The commission funded Grounds' Euchee project from 2000-2004 through the Minority Group Self-Determination Fund. The fund was established by The United Methodist Church to empower racial and ethnic minority people within and outside the church.
The tradition of passing down native languages was "crushed through a very ugly, sorted, intentional process" that took young people out of the tribes and put them in boarding schools where they were forced to speak English.

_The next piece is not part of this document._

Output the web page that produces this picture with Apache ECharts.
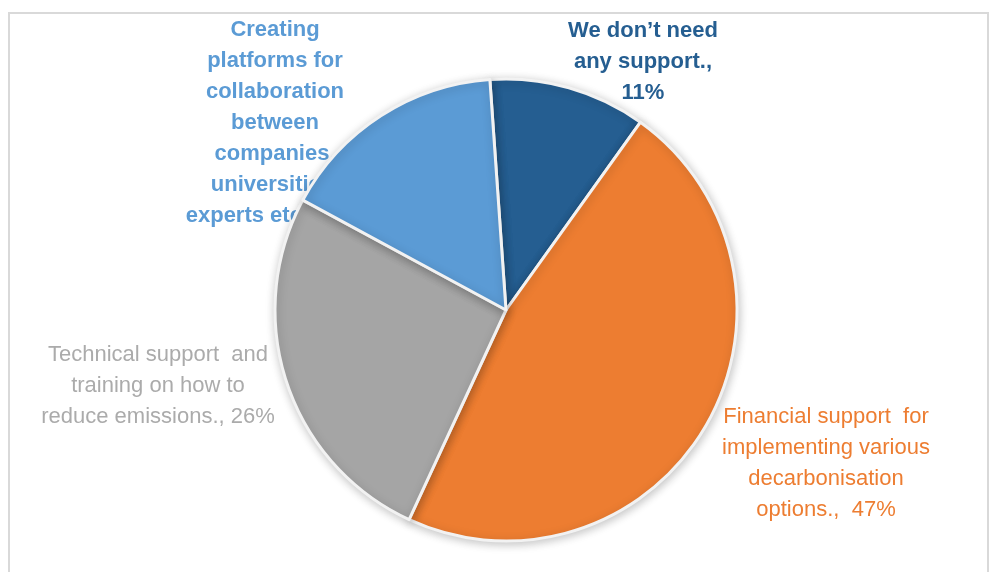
<!DOCTYPE html>
<html>
<head>
<meta charset="utf-8">
<script src="https://cdn.jsdelivr.net/npm/echarts@6/dist/echarts.min.js"></script>
<style>
  html, body { margin: 0; padding: 0; background: #ffffff; }
  #chart { width: 991px; height: 572px; }
</style>
</head>
<body>
<div id="chart"></div>
<script>
// Survey answers: what support companies need to decarbonise
const categories = [
  "We don\u2019t need\nany support.,",
  "Financial support  for\nimplementing various\ndecarbonisation\noptions., ",
  "Technical support  and\ntraining on how to\nreduce emissions., ",
  "Creating\nplatforms for\ncollaboration\nbetween\ncompanies,\nuniversities,\nexperts etc., "
];
const shares = [11, 47, 26, 16];
const sliceColors = ["#255E91", "#ED7D31", "#A5A5A5", "#5B9BD5"];
const labelColors = ["#255E91", "#ED7D31", "#ABABAB", "#5B9BD5"];
const labelWeights = ["bold", "normal", "normal", "bold"];
// label anchor points (centre of each text block)
const labelSpots = [[643, 62], [826, 463], [158, 386], [275, 123]];

const pieCenter = [506, 310];
const pieRadius = 231;
const startAngle = 94;

const chart = echarts.init(document.getElementById('chart'), null, { renderer: 'canvas' });

const data = categories.map((name, i) => ({
  name: name,
  value: shares[i],
  itemStyle: { color: sliceColors[i] },
  label: {
    color: labelColors[i],
    fontWeight: labelWeights[i],
    formatter: (p) => {
      const sep = i === 0 ? "\n" : (i === 1 ? " " : "");
      return p.name + sep + p.value + "%";
    }
  }
}));

chart.setOption({
  animation: false,
  backgroundColor: '#ffffff',
  graphic: [{
    type: 'rect',
    shape: { x: 9, y: 13, width: 979, height: 600 },
    style: { fill: 'none', stroke: '#d9d9d9', lineWidth: 2 },
    z: 0,
    silent: true
  }],
  series: [
    {
      // text layer, drawn underneath the slices
      type: 'pie',
      z: 1,
      center: pieCenter,
      radius: pieRadius,
      startAngle: startAngle,
      clockwise: true,
      data: data,
      itemStyle: { color: 'rgba(0,0,0,0)', borderWidth: 0 },
      label: {
        show: true,
        position: 'outside',
        fontFamily: 'Liberation Sans, Arial, sans-serif',
        fontSize: 22,
        lineHeight: 31,
        align: 'center',
        overflow: 'none',
        width: 400
      },
      labelLine: { show: false },
      labelLayout: (params) => {
        const s = labelSpots[params.dataIndex];
        return { x: s[0], y: s[1], align: 'center', verticalAlign: 'middle', hideOverlap: false };
      },
      silent: true
    },
    {
      type: 'pie',
      z: 2,
      center: pieCenter,
      radius: pieRadius,
      startAngle: startAngle,
      clockwise: true,
      data: categories.map((name, i) => ({ name: name, value: shares[i], itemStyle: { color: sliceColors[i] } })),
      label: { show: false },
      labelLine: { show: false },
      itemStyle: {
        borderColor: '#f2f2f2',
        borderWidth: 3,
        shadowBlur: 10,
        shadowColor: 'rgba(0,0,0,0.22)',
        shadowOffsetX: 1,
        shadowOffsetY: 2
      }
    }
  ]
});
</script>
</body>
</html>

"I would guess billions of dollars were spent destroying our languages, breaking down our ceremonial ways, assaulting our traditions," he said.
Misguided faith
Churches have been complicit in the dispossession of Native Americans, he said. He told the group that Methodism founder John Wesley came to Georgia in 1835 and met the Creeks, Muskogee, Chickasaws and Euchee. Wesley wrote "really ugly things about these native nations," Grounds said.
"But he really saved his most cruel remarks for the Euchees, saying that the Euchees killed their own children - things that were not really true and things he didn't really have a basis for making the claims," Grounds said.
"Colonialism is taking other people's resources to service your own interest. It's taking the richness of others in order to build your own wealth. It was a fairly ugly process. In the context of the United States, it was done under the name of U.S. expansion, a lot of patriotic fanfare, often with a Christian veneer over it."
The use of Native American mascots and names points to the same thinking today that says "if it's Indian, it's ours. It's no longer just the resources. It's no longer just the land. It's literally the name. It's literally the identity," he said.
"We want our young people to be proud of their languages."
Globally, Grounds said, the next 20 years likely will see the loss of half of the world's languages and, in the United States, about 70 percent of indigenous languages are projected to die out.
"This is the core, the heart, of who our peoples are. This is the diversity, the alternative that is unique about people. It is all coded in those languages."
*Gilbert is a United Methodist News Service news writer based in Nashville, Tenn.